Another 2,902 U.S. deaths were reported on Thursday, a day after a record 3,253 people died, a pace projected to continue for the next two to three months until the vaccine can be widely distributed.
Those daily tolls are roughly equivalent to the 2,996 killed in the attacks of Sept. 11, 2001, and greater than the 2,403 killed in the 1941 attack on Pearl Harbor – traumatic events that reshaped the United States for years.
“Probably for the next 60 to 90 days, we’re going to have more deaths per day than we had on 9/11 or we had at Pearl Harbor,” Dr. Robert Redfield, director of the U.S. Centers for Disease Control and Prevention, told the Council on Foreign Relations on Thursday.
“The reality is the vaccine approval this week is not going to really impact that, I think, to any degree for the next 60 days,” Redfield said.
The United States moved closer to a vaccine on Thursday when a panel of outside advisers to the U.S. Food and Drug Administration voted overwhelmingly to endorse emergency use of the coronavirus vaccine developed by Pfizer with its German partner BioNTech.
The FDA said on Friday it would work rapidly toward authorization.
Health and Human Services Secretary Alex Azar told ABC News that people could start getting vaccinated as soon as Monday or Tuesday.
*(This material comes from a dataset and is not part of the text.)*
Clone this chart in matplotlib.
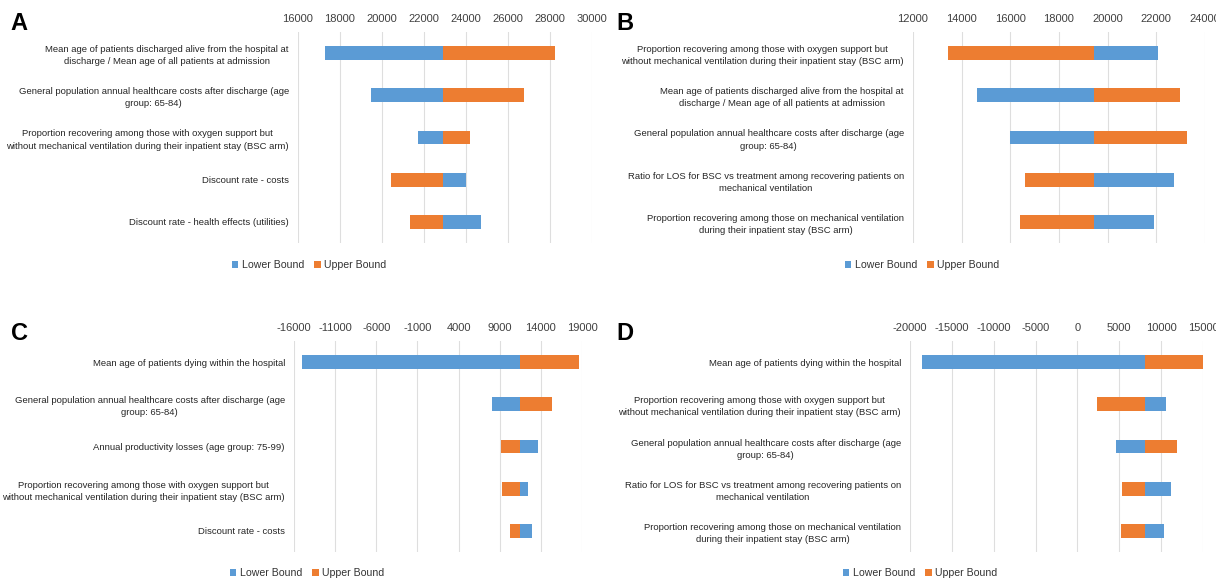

Britain and Canada have already approved the Pfizer vaccine, and the U.S. advisory panel is due to review a second vaccine, from Moderna Inc, next week.
Healthcare workers, first responders and nursing home residents are expected to receive the first doses, but a wider rollout faces significant logistical challenges to meet President-elect Joe Biden’s goal of inoculating 100 million people within 100 days of his inauguration on Jan. 20.
“It’s not going to be like a light switch on and off,” said Dr. Mark Mulligan, director of the NYU Langone Health Vaccine Center and a lead investigator for the Pfizer trials. “It’s going to be more like a dimmer switch.”
Dr. Michael Osterholm, a member of Biden’s coronavirus advisory board, told CNN it would be several months before the nation sees widespread availability of vaccines.
To expedite delivery, United Parcel Service and FedEx Corp promised to give vaccine doses a higher priority than Christmas gifts.
Then there is the American skepticism about vaccines, with only 61% saying they are open to getting vaccinated, according to a Reuters/Ipsos poll.
Moreover, American women, who traditionally make most of the healthcare decisions in their families, are more wary than men as the survey showed 35% were “not very” or “not at all” interested in getting a vaccine.
Health experts including Dr. Anthony Fauci have said any vaccine approved by the FDA would be safe, but officials from around the world are closely watching Britain after two people suffered a severe allergic reaction to the vaccine known as anaphylaxis.